▶ EXERCISE: Below this line are records; write out exactly the lines from the one containing "Convert this chart to Plotly.js code." through the one containing "Lines between species", with the pictures left out.

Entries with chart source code
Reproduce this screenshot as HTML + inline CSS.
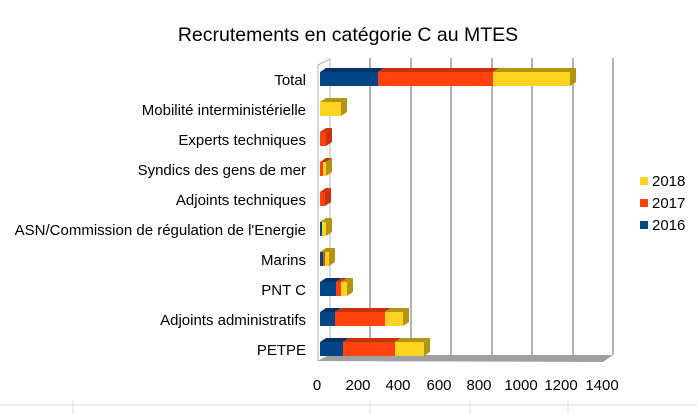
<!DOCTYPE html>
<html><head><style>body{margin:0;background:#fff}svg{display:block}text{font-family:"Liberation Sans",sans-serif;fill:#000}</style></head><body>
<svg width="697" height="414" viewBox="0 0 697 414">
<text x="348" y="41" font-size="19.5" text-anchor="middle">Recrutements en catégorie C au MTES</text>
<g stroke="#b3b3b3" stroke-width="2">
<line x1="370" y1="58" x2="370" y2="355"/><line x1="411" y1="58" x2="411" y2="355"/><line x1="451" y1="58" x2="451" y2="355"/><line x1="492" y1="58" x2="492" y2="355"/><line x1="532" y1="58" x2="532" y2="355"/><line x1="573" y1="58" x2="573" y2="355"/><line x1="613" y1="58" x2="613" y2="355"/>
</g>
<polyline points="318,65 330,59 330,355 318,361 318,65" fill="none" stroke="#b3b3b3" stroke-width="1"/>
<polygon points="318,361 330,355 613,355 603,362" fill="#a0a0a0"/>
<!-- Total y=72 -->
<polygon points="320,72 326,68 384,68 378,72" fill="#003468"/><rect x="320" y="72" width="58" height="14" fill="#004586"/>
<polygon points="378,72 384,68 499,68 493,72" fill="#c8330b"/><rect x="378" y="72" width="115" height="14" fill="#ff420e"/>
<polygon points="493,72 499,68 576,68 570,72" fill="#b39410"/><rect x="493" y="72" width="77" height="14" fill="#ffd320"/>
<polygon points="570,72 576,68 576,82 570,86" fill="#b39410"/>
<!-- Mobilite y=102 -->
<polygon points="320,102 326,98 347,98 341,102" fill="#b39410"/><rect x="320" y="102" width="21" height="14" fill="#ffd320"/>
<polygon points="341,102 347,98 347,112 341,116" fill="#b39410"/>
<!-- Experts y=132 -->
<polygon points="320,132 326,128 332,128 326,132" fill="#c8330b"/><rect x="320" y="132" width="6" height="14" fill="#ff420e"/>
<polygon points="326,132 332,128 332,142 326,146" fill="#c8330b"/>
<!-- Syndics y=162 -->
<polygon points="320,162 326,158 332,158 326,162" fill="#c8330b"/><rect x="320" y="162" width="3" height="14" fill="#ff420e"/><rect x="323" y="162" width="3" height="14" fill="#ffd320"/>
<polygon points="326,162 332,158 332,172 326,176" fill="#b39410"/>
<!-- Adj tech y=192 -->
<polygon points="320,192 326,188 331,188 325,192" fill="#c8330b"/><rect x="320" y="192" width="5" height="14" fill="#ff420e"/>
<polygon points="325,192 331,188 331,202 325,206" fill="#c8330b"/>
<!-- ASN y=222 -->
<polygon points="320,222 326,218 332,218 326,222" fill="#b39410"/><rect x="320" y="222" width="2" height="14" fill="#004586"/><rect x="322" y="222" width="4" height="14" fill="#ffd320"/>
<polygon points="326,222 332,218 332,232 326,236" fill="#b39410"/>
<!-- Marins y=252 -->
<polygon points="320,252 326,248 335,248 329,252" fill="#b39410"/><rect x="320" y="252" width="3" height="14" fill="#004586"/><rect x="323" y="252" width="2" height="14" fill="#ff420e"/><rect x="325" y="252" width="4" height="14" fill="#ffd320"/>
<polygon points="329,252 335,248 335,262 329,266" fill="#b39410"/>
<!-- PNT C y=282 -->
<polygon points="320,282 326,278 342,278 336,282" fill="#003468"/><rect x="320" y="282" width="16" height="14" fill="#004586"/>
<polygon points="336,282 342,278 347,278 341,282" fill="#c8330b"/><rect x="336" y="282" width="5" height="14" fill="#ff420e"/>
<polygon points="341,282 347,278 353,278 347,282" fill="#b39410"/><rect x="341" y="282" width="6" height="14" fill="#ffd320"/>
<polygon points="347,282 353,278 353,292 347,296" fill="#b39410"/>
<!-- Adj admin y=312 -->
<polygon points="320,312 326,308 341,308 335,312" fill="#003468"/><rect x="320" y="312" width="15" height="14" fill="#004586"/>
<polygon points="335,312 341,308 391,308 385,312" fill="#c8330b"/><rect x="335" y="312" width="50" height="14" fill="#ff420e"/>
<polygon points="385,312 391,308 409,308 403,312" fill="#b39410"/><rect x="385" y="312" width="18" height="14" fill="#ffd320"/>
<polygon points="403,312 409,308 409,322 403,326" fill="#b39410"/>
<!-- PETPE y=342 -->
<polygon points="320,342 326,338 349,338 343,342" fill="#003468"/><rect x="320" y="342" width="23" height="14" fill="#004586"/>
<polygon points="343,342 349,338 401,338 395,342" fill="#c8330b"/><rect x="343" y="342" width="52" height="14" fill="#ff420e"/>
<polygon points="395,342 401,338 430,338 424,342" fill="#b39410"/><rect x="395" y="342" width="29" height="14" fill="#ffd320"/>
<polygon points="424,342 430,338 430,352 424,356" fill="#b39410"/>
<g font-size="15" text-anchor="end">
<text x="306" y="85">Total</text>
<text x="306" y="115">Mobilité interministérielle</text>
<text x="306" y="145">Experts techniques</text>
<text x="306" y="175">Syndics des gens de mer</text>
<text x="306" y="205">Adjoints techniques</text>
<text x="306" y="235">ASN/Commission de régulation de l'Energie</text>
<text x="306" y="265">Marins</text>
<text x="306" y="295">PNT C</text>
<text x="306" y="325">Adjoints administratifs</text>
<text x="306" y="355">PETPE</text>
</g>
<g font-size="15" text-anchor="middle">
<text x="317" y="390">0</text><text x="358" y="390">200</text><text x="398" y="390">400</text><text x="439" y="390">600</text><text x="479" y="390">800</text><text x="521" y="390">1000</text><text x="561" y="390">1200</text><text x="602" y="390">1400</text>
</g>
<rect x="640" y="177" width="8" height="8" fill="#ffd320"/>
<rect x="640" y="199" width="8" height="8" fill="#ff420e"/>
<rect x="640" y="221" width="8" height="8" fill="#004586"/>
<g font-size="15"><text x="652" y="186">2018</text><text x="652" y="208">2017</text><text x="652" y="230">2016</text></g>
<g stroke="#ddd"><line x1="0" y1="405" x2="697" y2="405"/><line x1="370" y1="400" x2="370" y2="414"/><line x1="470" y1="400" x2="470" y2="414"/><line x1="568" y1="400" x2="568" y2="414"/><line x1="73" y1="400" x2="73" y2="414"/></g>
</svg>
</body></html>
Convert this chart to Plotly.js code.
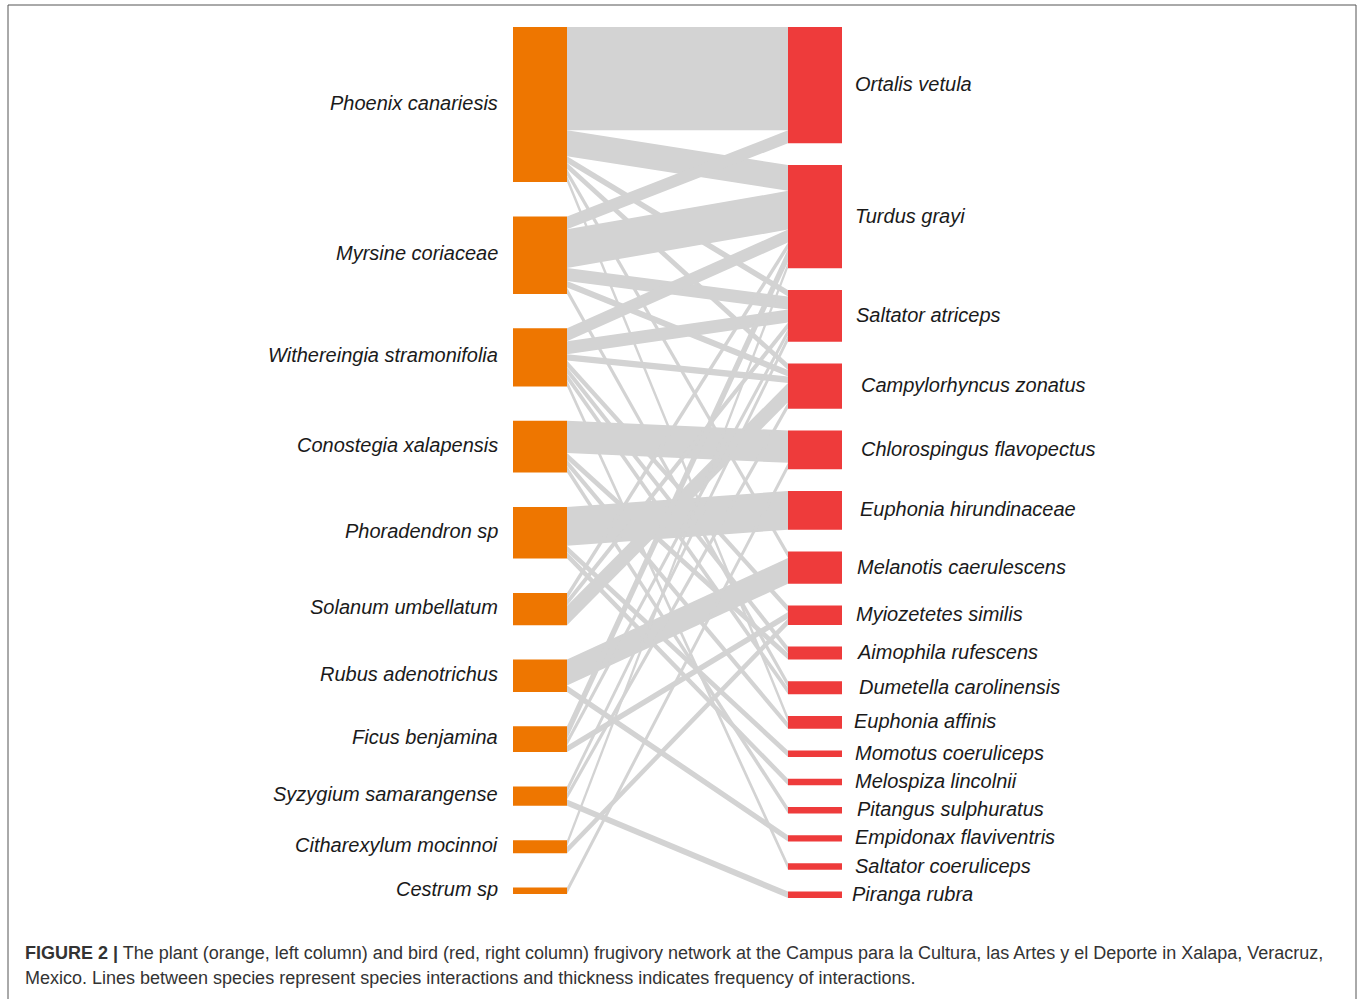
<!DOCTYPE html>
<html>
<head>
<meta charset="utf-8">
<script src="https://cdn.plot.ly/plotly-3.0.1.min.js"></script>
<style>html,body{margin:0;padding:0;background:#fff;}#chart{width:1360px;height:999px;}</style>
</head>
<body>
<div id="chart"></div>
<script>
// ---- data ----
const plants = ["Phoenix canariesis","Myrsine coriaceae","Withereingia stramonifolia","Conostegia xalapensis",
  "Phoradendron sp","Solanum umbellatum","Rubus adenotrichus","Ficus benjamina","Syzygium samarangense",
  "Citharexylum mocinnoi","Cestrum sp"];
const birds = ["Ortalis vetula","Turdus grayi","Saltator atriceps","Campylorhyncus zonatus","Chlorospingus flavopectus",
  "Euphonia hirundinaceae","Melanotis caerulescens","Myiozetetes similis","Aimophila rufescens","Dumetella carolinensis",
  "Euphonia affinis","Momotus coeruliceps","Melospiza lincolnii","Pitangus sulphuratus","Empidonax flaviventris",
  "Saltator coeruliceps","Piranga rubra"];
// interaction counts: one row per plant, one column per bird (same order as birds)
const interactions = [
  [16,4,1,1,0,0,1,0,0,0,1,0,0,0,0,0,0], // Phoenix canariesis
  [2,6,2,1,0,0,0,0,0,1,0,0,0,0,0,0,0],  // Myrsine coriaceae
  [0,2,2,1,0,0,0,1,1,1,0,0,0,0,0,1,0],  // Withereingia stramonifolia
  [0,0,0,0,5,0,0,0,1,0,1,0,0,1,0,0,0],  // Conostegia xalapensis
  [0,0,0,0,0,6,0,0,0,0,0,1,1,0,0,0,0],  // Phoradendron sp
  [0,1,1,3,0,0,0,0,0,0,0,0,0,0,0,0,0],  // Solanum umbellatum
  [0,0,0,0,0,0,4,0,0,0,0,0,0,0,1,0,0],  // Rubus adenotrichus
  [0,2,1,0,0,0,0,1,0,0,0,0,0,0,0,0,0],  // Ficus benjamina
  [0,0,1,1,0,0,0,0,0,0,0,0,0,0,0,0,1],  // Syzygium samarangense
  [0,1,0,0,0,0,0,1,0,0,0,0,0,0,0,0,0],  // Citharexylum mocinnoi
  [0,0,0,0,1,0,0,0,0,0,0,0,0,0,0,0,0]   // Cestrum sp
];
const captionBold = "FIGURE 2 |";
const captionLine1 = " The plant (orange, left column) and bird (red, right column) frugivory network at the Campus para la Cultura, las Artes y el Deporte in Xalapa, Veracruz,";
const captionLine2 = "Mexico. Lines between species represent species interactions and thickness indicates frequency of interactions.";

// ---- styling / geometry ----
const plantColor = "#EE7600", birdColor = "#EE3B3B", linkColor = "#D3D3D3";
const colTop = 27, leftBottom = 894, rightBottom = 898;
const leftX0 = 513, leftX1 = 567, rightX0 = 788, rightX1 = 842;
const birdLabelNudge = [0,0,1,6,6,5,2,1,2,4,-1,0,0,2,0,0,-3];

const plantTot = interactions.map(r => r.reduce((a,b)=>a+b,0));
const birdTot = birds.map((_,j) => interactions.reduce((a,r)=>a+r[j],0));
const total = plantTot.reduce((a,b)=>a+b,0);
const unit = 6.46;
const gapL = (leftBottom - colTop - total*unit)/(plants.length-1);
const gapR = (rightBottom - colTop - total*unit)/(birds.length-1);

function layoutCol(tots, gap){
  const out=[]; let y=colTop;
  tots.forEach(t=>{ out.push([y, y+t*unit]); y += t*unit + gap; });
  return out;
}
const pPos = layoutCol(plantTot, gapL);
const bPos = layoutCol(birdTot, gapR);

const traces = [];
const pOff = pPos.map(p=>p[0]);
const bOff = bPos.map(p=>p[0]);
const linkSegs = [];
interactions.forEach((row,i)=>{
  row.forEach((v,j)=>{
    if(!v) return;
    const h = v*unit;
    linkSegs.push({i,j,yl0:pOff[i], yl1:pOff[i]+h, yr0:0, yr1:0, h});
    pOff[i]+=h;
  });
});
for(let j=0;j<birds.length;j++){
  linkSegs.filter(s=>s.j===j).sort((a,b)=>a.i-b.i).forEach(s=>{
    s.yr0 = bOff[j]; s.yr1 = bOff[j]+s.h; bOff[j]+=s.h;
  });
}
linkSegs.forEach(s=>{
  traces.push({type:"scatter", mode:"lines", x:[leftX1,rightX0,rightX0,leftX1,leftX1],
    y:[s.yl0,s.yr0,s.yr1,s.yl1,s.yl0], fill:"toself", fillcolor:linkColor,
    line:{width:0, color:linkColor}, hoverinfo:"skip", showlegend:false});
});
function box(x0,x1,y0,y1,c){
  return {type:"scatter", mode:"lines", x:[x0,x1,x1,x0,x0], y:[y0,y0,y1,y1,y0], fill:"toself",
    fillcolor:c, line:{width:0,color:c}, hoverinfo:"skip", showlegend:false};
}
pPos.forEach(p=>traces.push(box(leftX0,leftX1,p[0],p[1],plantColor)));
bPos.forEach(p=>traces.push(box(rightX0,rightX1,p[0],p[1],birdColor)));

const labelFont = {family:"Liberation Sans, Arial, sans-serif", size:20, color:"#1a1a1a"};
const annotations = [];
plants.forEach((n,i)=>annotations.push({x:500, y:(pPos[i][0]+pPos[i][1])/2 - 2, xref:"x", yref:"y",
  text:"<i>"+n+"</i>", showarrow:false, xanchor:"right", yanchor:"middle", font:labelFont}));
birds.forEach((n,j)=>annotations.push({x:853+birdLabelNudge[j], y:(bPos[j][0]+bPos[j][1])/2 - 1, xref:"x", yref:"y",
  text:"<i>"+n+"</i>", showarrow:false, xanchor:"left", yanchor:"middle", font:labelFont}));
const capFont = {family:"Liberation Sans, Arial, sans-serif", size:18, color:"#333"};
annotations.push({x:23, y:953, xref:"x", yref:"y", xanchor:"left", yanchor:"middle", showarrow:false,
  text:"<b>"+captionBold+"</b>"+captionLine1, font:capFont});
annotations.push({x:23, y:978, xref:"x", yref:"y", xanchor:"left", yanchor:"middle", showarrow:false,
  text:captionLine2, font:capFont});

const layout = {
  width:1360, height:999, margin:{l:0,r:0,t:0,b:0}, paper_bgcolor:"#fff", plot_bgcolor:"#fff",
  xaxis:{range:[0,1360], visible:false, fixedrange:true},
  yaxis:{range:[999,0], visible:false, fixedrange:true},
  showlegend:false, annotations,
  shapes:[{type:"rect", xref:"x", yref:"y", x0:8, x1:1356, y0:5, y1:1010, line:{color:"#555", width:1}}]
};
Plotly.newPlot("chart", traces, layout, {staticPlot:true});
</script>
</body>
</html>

▶ SOLUTION TO THIS EXERCISE:
Convert this chart to Plotly.js code.
<!DOCTYPE html>
<html>
<head>
<meta charset="utf-8">
<script src="https://cdn.plot.ly/plotly-3.0.1.min.js"></script>
<style>html,body{margin:0;padding:0;background:#fff;}#chart{width:1360px;height:999px;}</style>
</head>
<body>
<div id="chart"></div>
<script>
// ---- data ----
const plants = ["Phoenix canariesis","Myrsine coriaceae","Withereingia stramonifolia","Conostegia xalapensis",
  "Phoradendron sp","Solanum umbellatum","Rubus adenotrichus","Ficus benjamina","Syzygium samarangense",
  "Citharexylum mocinnoi","Cestrum sp"];
const birds = ["Ortalis vetula","Turdus grayi","Saltator atriceps","Campylorhyncus zonatus","Chlorospingus flavopectus",
  "Euphonia hirundinaceae","Melanotis caerulescens","Myiozetetes similis","Aimophila rufescens","Dumetella carolinensis",
  "Euphonia affinis","Momotus coeruliceps","Melospiza lincolnii","Pitangus sulphuratus","Empidonax flaviventris",
  "Saltator coeruliceps","Piranga rubra"];
// interaction counts: one row per plant, one column per bird (same order as birds)
const interactions = [
  [16,4,1,1,0,0,1,0,0,0,1,0,0,0,0,0,0], // Phoenix canariesis
  [2,6,2,1,0,0,0,0,0,1,0,0,0,0,0,0,0],  // Myrsine coriaceae
  [0,2,2,1,0,0,0,1,1,1,0,0,0,0,0,1,0],  // Withereingia stramonifolia
  [0,0,0,0,5,0,0,0,1,0,1,0,0,1,0,0,0],  // Conostegia xalapensis
  [0,0,0,0,0,6,0,0,0,0,0,1,1,0,0,0,0],  // Phoradendron sp
  [0,1,1,3,0,0,0,0,0,0,0,0,0,0,0,0,0],  // Solanum umbellatum
  [0,0,0,0,0,0,4,0,0,0,0,0,0,0,1,0,0],  // Rubus adenotrichus
  [0,2,1,0,0,0,0,1,0,0,0,0,0,0,0,0,0],  // Ficus benjamina
  [0,0,1,1,0,0,0,0,0,0,0,0,0,0,0,0,1],  // Syzygium samarangense
  [0,1,0,0,0,0,0,1,0,0,0,0,0,0,0,0,0],  // Citharexylum mocinnoi
  [0,0,0,0,1,0,0,0,0,0,0,0,0,0,0,0,0]   // Cestrum sp
];
const captionBold = "FIGURE 2 |";
const captionLine1 = " The plant (orange, left column) and bird (red, right column) frugivory network at the Campus para la Cultura, las Artes y el Deporte in Xalapa, Veracruz,";
const captionLine2 = "Mexico. Lines between species represent species interactions and thickness indicates frequency of interactions.";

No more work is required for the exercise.